* **Problem requirements**
Return the records that follow unaltered. Omit every picture.
--- START OF Records for the exercise ---
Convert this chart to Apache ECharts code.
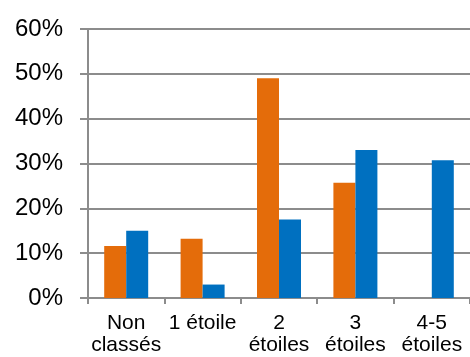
<!DOCTYPE html>
<html>
<head>
<meta charset="utf-8">
<script src="https://cdn.jsdelivr.net/npm/echarts@6/dist/echarts.min.js"></script>
<style>
  html, body { margin: 0; padding: 0; background: #ffffff; }
  #chart { width: 470px; height: 357px; }
</style>
</head>
<body>
<div id="chart"></div>
<script>
// Hotel categories and the two shares (in %) for each
const categories = ['Non\nclassés', '1 étoile', '2\nétoiles', '3\nétoiles', '4-5\nétoiles'];
const seriesOrange = [11.6, 13.2, 49.0, 25.7, null];
const seriesBlue = [15.0, 3.0, 17.5, 33.0, 30.7];
const yTicks = [0, 10, 20, 30, 40, 50, 60];

const axisGrey = '#8c8c8c';
const font = '"Liberation Sans", Arial, sans-serif';

const chart = echarts.init(document.getElementById('chart'), null, { renderer: 'canvas' });
chart.setOption({
  animation: false,
  backgroundColor: '#ffffff',
  grid: { left: 88, top: 29, width: 391.5, height: 269, containLabel: false },
  xAxis: {
    type: 'category',
    data: categories,
    boundaryGap: true,
    axisLine: { show: true, lineStyle: { color: axisGrey, width: 2 } },
    axisTick: { show: true, length: 6, lineStyle: { color: axisGrey, width: 2 } },
    axisLabel: {
      interval: 0,
      margin: 14,
      color: '#000000',
      fontFamily: font,
      fontSize: 21,
      lineHeight: 22
    },
    splitLine: { show: false }
  },
  yAxis: {
    type: 'value',
    min: yTicks[0],
    max: yTicks[yTicks.length - 1],
    interval: 10,
    axisLine: { show: true, lineStyle: { color: axisGrey, width: 2 } },
    axisTick: { show: true, length: 8, lineStyle: { color: axisGrey, width: 2 } },
    axisLabel: {
      margin: 25,
      color: '#000000',
      fontFamily: font,
      fontSize: 24,
      formatter: '{value}%'
    },
    splitLine: { show: true, lineStyle: { color: axisGrey, width: 2 } }
  },
  series: [
    {
      type: 'bar',
      data: seriesOrange,
      barWidth: 22,
      barGap: '0%',
      itemStyle: { color: '#E46C0A' }
    },
    {
      type: 'bar',
      data: seriesBlue,
      barWidth: 22,
      barGap: '0%',
      itemStyle: { color: '#0070C0' }
    }
  ]
});
</script>
</body>
</html>
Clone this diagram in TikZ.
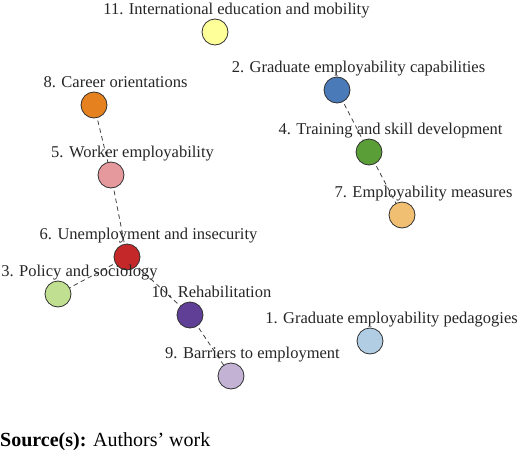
\documentclass[tikz,border=0pt]{standalone}
\usepackage{fontspec}
\setmainfont{Liberation Serif}
\definecolor{c1}{HTML}{B0CDE4}
\definecolor{c2}{HTML}{4A7BB8}
\definecolor{c3}{HTML}{C0DF90}
\definecolor{c4}{HTML}{5A9E38}
\definecolor{c5}{HTML}{E5999C}
\definecolor{c6}{HTML}{C52828}
\definecolor{c7}{HTML}{F0BF72}
\definecolor{c8}{HTML}{E5821F}
\definecolor{c9}{HTML}{C4B2D5}
\definecolor{c10}{HTML}{603F97}
\definecolor{c11}{HTML}{FFFF99}
\definecolor{edgegray}{HTML}{404040}
\definecolor{rimgray}{HTML}{303030}
\tikzset{
  topic/.style={circle, draw=rimgray, line width=0.8pt, minimum size=26pt, inner sep=0pt, fill=#1},
  toplabel/.style={anchor=base, inner sep=0pt, font=\fontsize{16.5}{18}\selectfont, text=black!85},
  link/.style={draw=edgegray, line width=0.8pt, dash pattern=on 4.5pt off 3.5pt},
}
\begin{document}
\begin{tikzpicture}[x=1pt, y=-1pt]
\useasboundingbox (0,0) rectangle (520,450);
% node centres
\coordinate (p1) at (370,341);
\coordinate (p2) at (337,90);
\coordinate (p3) at (58,294);
\coordinate (p4) at (369,152);
\coordinate (p5) at (111,175);
\coordinate (p6) at (127,257);
\coordinate (p7) at (402,215);
\coordinate (p8) at (94,105);
\coordinate (p9) at (231,376);
\coordinate (p10) at (190,315);
\coordinate (p11) at (215,32);
% edges
\draw[link] (p8) -- (p5);
\draw[link] (p5) -- (p6);
\draw[link] (p6) -- (p3);
\draw[link] (p6) -- (p10);
\draw[link] (p10) -- (p9);
\draw[link] (p2) -- (p4);
\draw[link] (p4) -- (p7);
% circles
\foreach \i in {1,...,11} {
  \node[topic=c\i] (n\i) at (p\i) {};
}
% labels
\node[toplabel] (l11) at ([shift={(21.5,-17.5)}]p11) {11. International education and mobility};
\node[toplabel] (l2) at ([shift={(21.5,-17.5)}]p2) {2. Graduate employability capabilities};
\node[toplabel] (l8) at ([shift={(21.5,-17.5)}]p8) {8. Career orientations};
\node[toplabel] (l4) at ([shift={(21.5,-17.5)}]p4) {4. Training and skill development};
\node[toplabel] (l5) at ([shift={(21.5,-17.5)}]p5) {5. Worker employability};
\node[toplabel] (l7) at ([shift={(21.5,-17.5)}]p7) {7. Employability measures};
\node[toplabel] (l6) at ([shift={(21.5,-17.5)}]p6) {6. Unemployment and insecurity};
\node[toplabel] (l3) at ([shift={(21.5,-17.5)}]p3) {3. Policy and sociology};
\node[toplabel] (l10) at ([shift={(21.5,-17.5)}]p10) {10. Rehabilitation};
\node[toplabel] (l1) at ([shift={(21.5,-17.5)}]p1) {1. Graduate employability pedagogies};
\node[toplabel] (l9) at ([shift={(21.5,-17.5)}]p9) {9. Barriers to employment};
% source
\node[anchor=base west, inner sep=0pt, font=\fontsize{20}{22}\selectfont] (src) at (0,446) {\textbf{Source(s):} Authors’ work};
\end{tikzpicture}
\end{document}
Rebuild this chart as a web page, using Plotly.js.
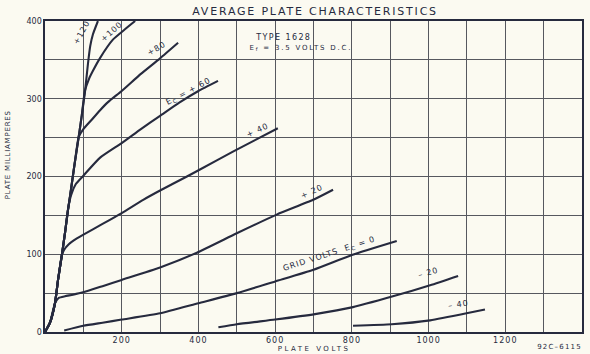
--- END OF Records for the exercise ---
* **Answer in full**
Convert this chart to Apache ECharts code.
<!DOCTYPE html>
<html>
<head>
<meta charset="utf-8">
<script src="https://cdn.jsdelivr.net/npm/echarts@6/dist/echarts.min.js"></script>
<style>
  html, body { margin: 0; padding: 0; background: #ffffff; }
  #chart { width: 470px; height: 357px; }
</style>
</head>
<body>
<div id="chart"></div>
<script>
// Hotel categories and the two shares (in %) for each
const categories = ['Non\nclassés', '1 étoile', '2\nétoiles', '3\nétoiles', '4-5\nétoiles'];
const seriesOrange = [11.6, 13.2, 49.0, 25.7, null];
const seriesBlue = [15.0, 3.0, 17.5, 33.0, 30.7];
const yTicks = [0, 10, 20, 30, 40, 50, 60];

const axisGrey = '#8c8c8c';
const font = '"Liberation Sans", Arial, sans-serif';

const chart = echarts.init(document.getElementById('chart'), null, { renderer: 'canvas' });
chart.setOption({
  animation: false,
  backgroundColor: '#ffffff',
  grid: { left: 88, top: 29, width: 391.5, height: 269, containLabel: false },
  xAxis: {
    type: 'category',
    data: categories,
    boundaryGap: true,
    axisLine: { show: true, lineStyle: { color: axisGrey, width: 2 } },
    axisTick: { show: true, length: 6, lineStyle: { color: axisGrey, width: 2 } },
    axisLabel: {
      interval: 0,
      margin: 14,
      color: '#000000',
      fontFamily: font,
      fontSize: 21,
      lineHeight: 22
    },
    splitLine: { show: false }
  },
  yAxis: {
    type: 'value',
    min: yTicks[0],
    max: yTicks[yTicks.length - 1],
    interval: 10,
    axisLine: { show: true, lineStyle: { color: axisGrey, width: 2 } },
    axisTick: { show: true, length: 8, lineStyle: { color: axisGrey, width: 2 } },
    axisLabel: {
      margin: 25,
      color: '#000000',
      fontFamily: font,
      fontSize: 24,
      formatter: '{value}%'
    },
    splitLine: { show: true, lineStyle: { color: axisGrey, width: 2 } }
  },
  series: [
    {
      type: 'bar',
      data: seriesOrange,
      barWidth: 22,
      barGap: '0%',
      itemStyle: { color: '#E46C0A' }
    },
    {
      type: 'bar',
      data: seriesBlue,
      barWidth: 22,
      barGap: '0%',
      itemStyle: { color: '#0070C0' }
    }
  ]
});
</script>
</body>
</html>
Clone this diagram in TikZ.
\documentclass[tikz,border=0pt]{standalone}
\usepackage{fontspec}
\setmainfont{Liberation Serif}
\definecolor{c1}{HTML}{B0CDE4}
\definecolor{c2}{HTML}{4A7BB8}
\definecolor{c3}{HTML}{C0DF90}
\definecolor{c4}{HTML}{5A9E38}
\definecolor{c5}{HTML}{E5999C}
\definecolor{c6}{HTML}{C52828}
\definecolor{c7}{HTML}{F0BF72}
\definecolor{c8}{HTML}{E5821F}
\definecolor{c9}{HTML}{C4B2D5}
\definecolor{c10}{HTML}{603F97}
\definecolor{c11}{HTML}{FFFF99}
\definecolor{edgegray}{HTML}{404040}
\definecolor{rimgray}{HTML}{303030}
\tikzset{
  topic/.style={circle, draw=rimgray, line width=0.8pt, minimum size=26pt, inner sep=0pt, fill=#1},
  toplabel/.style={anchor=base, inner sep=0pt, font=\fontsize{16.5}{18}\selectfont, text=black!85},
  link/.style={draw=edgegray, line width=0.8pt, dash pattern=on 4.5pt off 3.5pt},
}
\begin{document}
\begin{tikzpicture}[x=1pt, y=-1pt]
\useasboundingbox (0,0) rectangle (520,450);
% node centres
\coordinate (p1) at (370,341);
\coordinate (p2) at (337,90);
\coordinate (p3) at (58,294);
\coordinate (p4) at (369,152);
\coordinate (p5) at (111,175);
\coordinate (p6) at (127,257);
\coordinate (p7) at (402,215);
\coordinate (p8) at (94,105);
\coordinate (p9) at (231,376);
\coordinate (p10) at (190,315);
\coordinate (p11) at (215,32);
% edges
\draw[link] (p8) -- (p5);
\draw[link] (p5) -- (p6);
\draw[link] (p6) -- (p3);
\draw[link] (p6) -- (p10);
\draw[link] (p10) -- (p9);
\draw[link] (p2) -- (p4);
\draw[link] (p4) -- (p7);
% circles
\foreach \i in {1,...,11} {
  \node[topic=c\i] (n\i) at (p\i) {};
}
% labels
\node[toplabel] (l11) at ([shift={(21.5,-17.5)}]p11) {11. International education and mobility};
\node[toplabel] (l2) at ([shift={(21.5,-17.5)}]p2) {2. Graduate employability capabilities};
\node[toplabel] (l8) at ([shift={(21.5,-17.5)}]p8) {8. Career orientations};
\node[toplabel] (l4) at ([shift={(21.5,-17.5)}]p4) {4. Training and skill development};
\node[toplabel] (l5) at ([shift={(21.5,-17.5)}]p5) {5. Worker employability};
\node[toplabel] (l7) at ([shift={(21.5,-17.5)}]p7) {7. Employability measures};
\node[toplabel] (l6) at ([shift={(21.5,-17.5)}]p6) {6. Unemployment and insecurity};
\node[toplabel] (l3) at ([shift={(21.5,-17.5)}]p3) {3. Policy and sociology};
\node[toplabel] (l10) at ([shift={(21.5,-17.5)}]p10) {10. Rehabilitation};
\node[toplabel] (l1) at ([shift={(21.5,-17.5)}]p1) {1. Graduate employability pedagogies};
\node[toplabel] (l9) at ([shift={(21.5,-17.5)}]p9) {9. Barriers to employment};
% source
\node[anchor=base west, inner sep=0pt, font=\fontsize{20}{22}\selectfont] (src) at (0,446) {\textbf{Source(s):} Authors’ work};
\end{tikzpicture}
\end{document}
Rebuild this chart as a web page, using Plotly.js.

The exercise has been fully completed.